Si la vida de los colombianos fuera una película, en estos días de campaña presidencial la política sería la banda sonora de nuestras vidas. Es lo que suena por todos lados, es la “música” que sale de todo altavoz, de todo correo, de toda conversación casual o programada. Y sobre todo porque hay acción: se perfila un final dramático entre dos contendores a la presidencia, todo un peliculón.
La “música” de esta obra es un opio paradójico: dopa al individuo y nos pone a soñar en masa. Por un lado, la voz cantante de uno de los candidatos promete más guerra, altas dosis de status quo y la entronización del empresario feudal y el líder protector. Y por otro lado, el otro candidato, más profeta que promesero, nos induce a un estado próximo a la beatitud, donde la religión la encarna la constitución pero se mantiene la culpa para el ciudadano pecador, donde matamos al padre pero, con miedo adolescente, reemplazamos su figura paterna por la del profesor.
Este peliculón político es una excusa para escenificar aquello que realmente somos, seres dominados por una voz externa, títeres de una dramaturgia centrada en transacciones orgiásticas de comunicación, donde la euforia de odiar o amar a un líder o al otro es circunstancial, y lo que en realidad cuenta es entregarse a esas fuerzas poderosas de la política, ser al pertenecer a una mancha colorida, una coreografía verde, amarilla, azul, roja, arco iris, no importa el espectro de la tonalidad.
Pareciera que hay que rendirse ante esa imagen llamativa de la política en movimiento, formar parte de esa euforia colectiva, ser un soldado más de una revolución que se autoproclama como histórica y usa este llamado histérico como eslogan de reclutamiento.

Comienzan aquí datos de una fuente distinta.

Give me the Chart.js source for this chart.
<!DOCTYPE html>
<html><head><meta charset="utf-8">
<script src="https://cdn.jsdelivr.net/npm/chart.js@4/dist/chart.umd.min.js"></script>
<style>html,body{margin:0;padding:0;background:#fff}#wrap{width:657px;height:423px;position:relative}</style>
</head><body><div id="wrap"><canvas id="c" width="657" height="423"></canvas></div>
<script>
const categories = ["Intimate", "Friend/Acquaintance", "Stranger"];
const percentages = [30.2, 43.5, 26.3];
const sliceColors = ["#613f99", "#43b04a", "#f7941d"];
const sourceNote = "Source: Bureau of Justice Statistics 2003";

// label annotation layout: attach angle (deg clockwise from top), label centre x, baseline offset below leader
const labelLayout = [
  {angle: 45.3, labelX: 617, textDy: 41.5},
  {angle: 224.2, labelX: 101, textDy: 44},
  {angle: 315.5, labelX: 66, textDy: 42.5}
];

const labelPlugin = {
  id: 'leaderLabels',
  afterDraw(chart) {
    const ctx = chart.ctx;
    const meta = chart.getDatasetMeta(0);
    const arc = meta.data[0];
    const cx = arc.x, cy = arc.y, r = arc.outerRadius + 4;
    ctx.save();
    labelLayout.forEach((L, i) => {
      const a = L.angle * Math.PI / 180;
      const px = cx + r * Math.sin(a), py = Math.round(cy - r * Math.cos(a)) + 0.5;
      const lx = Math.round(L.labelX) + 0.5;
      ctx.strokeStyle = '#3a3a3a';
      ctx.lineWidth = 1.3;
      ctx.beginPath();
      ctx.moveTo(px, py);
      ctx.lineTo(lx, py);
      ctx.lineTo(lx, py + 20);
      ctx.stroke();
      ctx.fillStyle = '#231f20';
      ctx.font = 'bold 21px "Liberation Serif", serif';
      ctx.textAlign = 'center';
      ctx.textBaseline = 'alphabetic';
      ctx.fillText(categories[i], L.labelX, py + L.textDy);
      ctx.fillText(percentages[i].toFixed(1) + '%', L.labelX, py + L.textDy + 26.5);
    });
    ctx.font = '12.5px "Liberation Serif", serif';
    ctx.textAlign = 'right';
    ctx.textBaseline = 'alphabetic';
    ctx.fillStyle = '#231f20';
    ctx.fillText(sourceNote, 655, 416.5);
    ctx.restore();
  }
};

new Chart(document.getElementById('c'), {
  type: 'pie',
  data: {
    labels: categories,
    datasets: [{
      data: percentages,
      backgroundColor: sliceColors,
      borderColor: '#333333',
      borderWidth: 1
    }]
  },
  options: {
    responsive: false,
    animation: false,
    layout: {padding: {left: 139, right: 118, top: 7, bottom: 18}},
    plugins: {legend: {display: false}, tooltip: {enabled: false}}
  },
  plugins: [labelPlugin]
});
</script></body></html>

Tal vez por eso, el actual líder de la nación, al que muchos consideraban hace unas semanas como un Führer imprescindible que guiaría al país hacia una especie de Tercer Reich, siempre, durante sus ocho años de gobierno, se mantuvo como presidente y candidato a la presidencia, como mesías y profeta, con su «música» de pandereta autoritaria y su tuna de ministros tocando al ritmo de melodía estereo.
Más allá del amor o del odio, la verdadera emoción que rige nuestras acciones en este peliculón de la política es una sola: la ansiedad. La espera por la llegada —o la escogencia—del próximo Mesías es insufrible, todos queremos que la película tenga un final feliz. Después del ritual de las elecciones miraremos qué tanto de realidad hay “en” esta ilusión del líder de la nación y, con el desprecio que se oculta tras la admiración, le cobraremos caro sus bellas mentiras.

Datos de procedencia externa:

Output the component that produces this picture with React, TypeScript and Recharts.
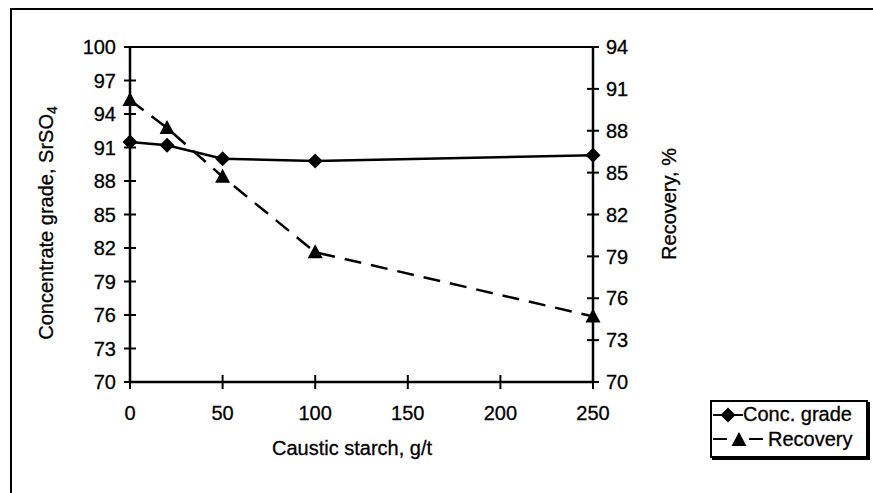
import type { JSX } from 'react';
import { LineChart, Line, XAxis, YAxis, ReferenceLine, Legend } from 'recharts';

const starch = [0, 20, 50, 100, 250];
const concGrade = [91.5, 91.2, 90.0, 89.8, 90.3];
const recovery = [90.2, 88.2, 84.7, 79.3, 74.7];
const starchTicks = [0, 50, 100, 150, 200, 250];
const gradeTicks = [70, 73, 76, 79, 82, 85, 88, 91, 94, 97, 100];
const recoveryTicks = [70, 73, 76, 79, 82, 85, 88, 91, 94];

const data = starch.map((s, i) => ({ starch: s, grade: concGrade[i], recovery: recovery[i] }));

const W = 873;
const H = 493;
const PLOT_L = 130;
const PLOT_R = 593;
const PLOT_T = 47;
const PLOT_B = 382;

const FONT = '"Liberation Sans", Arial, sans-serif';
const txt = { fontFamily: FONT, fontSize: 20, fill: '#000', stroke: '#000', strokeWidth: 0.3 };

const diamond = (cx: number, cy: number) =>
    `M${cx},${cy - 7.5} L${cx + 7.5},${cy} L${cx},${cy + 7.5} L${cx - 7.5},${cy} Z`;
const triangle = (cx: number, cy: number) =>
    `M${cx},${cy - 8} L${cx + 7.5},${cy + 6} L${cx - 7.5},${cy + 6} Z`;

const LeftTick = ({ y, payload }: any): JSX.Element => (
    <g>
        <line x1={PLOT_L - 6} x2={PLOT_L + 6} y1={y} y2={y} stroke="#000" strokeWidth={2} />
        <text x={PLOT_L - 14} y={y} dy="0.36em" textAnchor="end" style={txt}>{payload.value}</text>
    </g>
);

const RightTick = ({ y, payload }: any): JSX.Element => (
    <g>
        <line x1={PLOT_R - 6} x2={PLOT_R + 6} y1={y} y2={y} stroke="#000" strokeWidth={2} />
        <text x={PLOT_R + 13} y={y} dy="0.36em" textAnchor="start" style={txt}>{payload.value}</text>
    </g>
);

const BottomTick = ({ x, payload }: any): JSX.Element => (
    <g>
        <line x1={x} x2={x} y1={PLOT_B - 7} y2={PLOT_B + 7} stroke="#000" strokeWidth={2} />
        <text x={x} y={420} textAnchor="middle" style={txt}>{payload.value}</text>
    </g>
);

const DiamondDot = (props: any): JSX.Element => (
    <path key={`d-${props.index}`} d={diamond(props.cx, props.cy)} fill="#000" />
);

const TriangleDot = (props: any): JSX.Element => (
    <path key={`t-${props.index}`} d={triangle(props.cx, props.cy)} fill="#000" />
);

const LegendBox = (): JSX.Element => (
    <div style={{
        width: 158, height: 58, boxSizing: 'border-box', border: '2px solid #000',
        boxShadow: '2px 2px 0 #000', background: '#fff', paddingLeft: 1,
        fontFamily: FONT, fontSize: 20, color: '#000', WebkitTextStroke: '0.3px #000',
    }}>
        <div style={{ display: 'flex', alignItems: 'center', height: 25 }}>
            <svg width={30} height={20}>
                <line x1={0} x2={30} y1={10} y2={10} stroke="#000" strokeWidth={2} />
                <path d={diamond(15, 10)} fill="#000" />
            </svg>
            <span>Conc. grade</span>
        </div>
        <div style={{ display: 'flex', alignItems: 'center', height: 24 }}>
            <svg width={55} height={20}>
                <line x1={0} x2={14} y1={10} y2={10} stroke="#000" strokeWidth={2} />
                <path d={triangle(26, 11)} fill="#000" />
                <line x1={36} x2={50} y1={10} y2={10} stroke="#000" strokeWidth={2} />
            </svg>
            <span>Recovery</span>
        </div>
    </div>
);

export default function App(): JSX.Element {
    return (
        <div style={{ position: 'absolute', left: 0, top: 0, width: W, height: H, background: '#fff' }}>
            <div style={{
                position: 'absolute', left: 10, top: 8, width: W, height: H,
                borderLeft: '2px solid #000', borderTop: '2px solid #000',
            }} />
            <div style={{ position: 'absolute', left: 0, top: 0 }}>
                <LineChart width={W} height={H} data={data} margin={{ top: PLOT_T, right: 0, bottom: 0, left: 0 }}>
                    <XAxis
                        dataKey="starch" type="number" domain={[0, 250]} ticks={starchTicks}
                        height={H - PLOT_B} axisLine={{ stroke: '#000', strokeWidth: 2.5 }} tickLine={false}
                        tick={BottomTick} interval={0}
                        label={{
                            content: () => (
                                <text x={352} y={455} textAnchor="middle" style={txt}>Caustic starch, g/t</text>
                            ),
                        }}
                    />
                    <YAxis
                        yAxisId="left" orientation="left" domain={[70, 100]} ticks={gradeTicks}
                        width={PLOT_L} axisLine={{ stroke: '#000', strokeWidth: 2.5 }} tickLine={false}
                        tick={LeftTick} interval={0}
                        label={{
                            content: () => (
                                <text transform="translate(53,223) rotate(-90)" textAnchor="middle" style={txt}>
                                    Concentrate grade, SrSO<tspan dy={4} fontSize={14}>4</tspan>
                                </text>
                            ),
                        }}
                    />
                    <YAxis
                        yAxisId="right" orientation="right" domain={[70, 94]} ticks={recoveryTicks}
                        width={W - PLOT_R} axisLine={{ stroke: '#000', strokeWidth: 2.5 }} tickLine={false}
                        tick={RightTick} interval={0}
                        label={{
                            content: () => (
                                <text transform="translate(676,204) rotate(-90)" textAnchor="middle" style={txt}>
                                    Recovery, %
                                </text>
                            ),
                        }}
                    />
                    <ReferenceLine yAxisId="left" y={100} stroke="#000" strokeWidth={2} />
                    <Line
                        yAxisId="left" dataKey="grade" name="Conc. grade" type="linear"
                        stroke="#000" strokeWidth={2.5} dot={DiamondDot} isAnimationActive={false}
                    />
                    <Line
                        yAxisId="right" dataKey="recovery" name="Recovery" type="linear"
                        stroke="#000" strokeWidth={2.5} strokeDasharray="17 10" dot={TriangleDot}
                        isAnimationActive={false}
                    />
                    <Legend
                        layout="vertical" align="center" verticalAlign="middle"
                        wrapperStyle={{ position: 'absolute', left: 710, top: 400, width: 158, height: 58 }}
                        content={() => <LegendBox />}
                    />
                </LineChart>
            </div>
        </div>
    );
}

Tal vez todo esto no sea más que una comedia de errores: no cambia el actor, solo pasamos de un rol malo a otro peor. O tal vez pasemos de una excelente interpretación del odio a la catarsis del amor, personajes opuestos en ideas pero simétricos en el tono de la actuación. En la representación y en el teatro de la política nunca podemos estar seguros, la política es siempre, potencialmente, una amenaza…
Coletilla programática: se dice que el candidato Antanas Mockus está enfermo, tal vez esto es una ventaja, en caso de que sea elegido, quedaría demostrado que la gente confía en un presidente que eventualmente puede ser reemplazado; esto sería una oportunidad para mostrar que su proyecto político lo transciende como persona y que su liderazgo consiste en la libertad de cada ciudadano como individuo para votar y no en el fervor de una masa devota. Ese es el lado bueno de la «ola verde», no la purga ritual, la camándula pedagógica que nos hace sentir más santos que los santos, pero donde el rezo mojigato que propicia el ídolo es pantalla social, un placebo de bondad lleno de afectos temporales pero sin efecto permanente. Y por el lado del candidato Juan Manuel Santos, hay que atacar fuego con fuego, falso positivo con positivo falso, su “música” con otra música, al ex ministro de Defensa se le puede enviar algo de Molotov que dice así: “ si le das más poder al poder más duro te van a venir a coger”.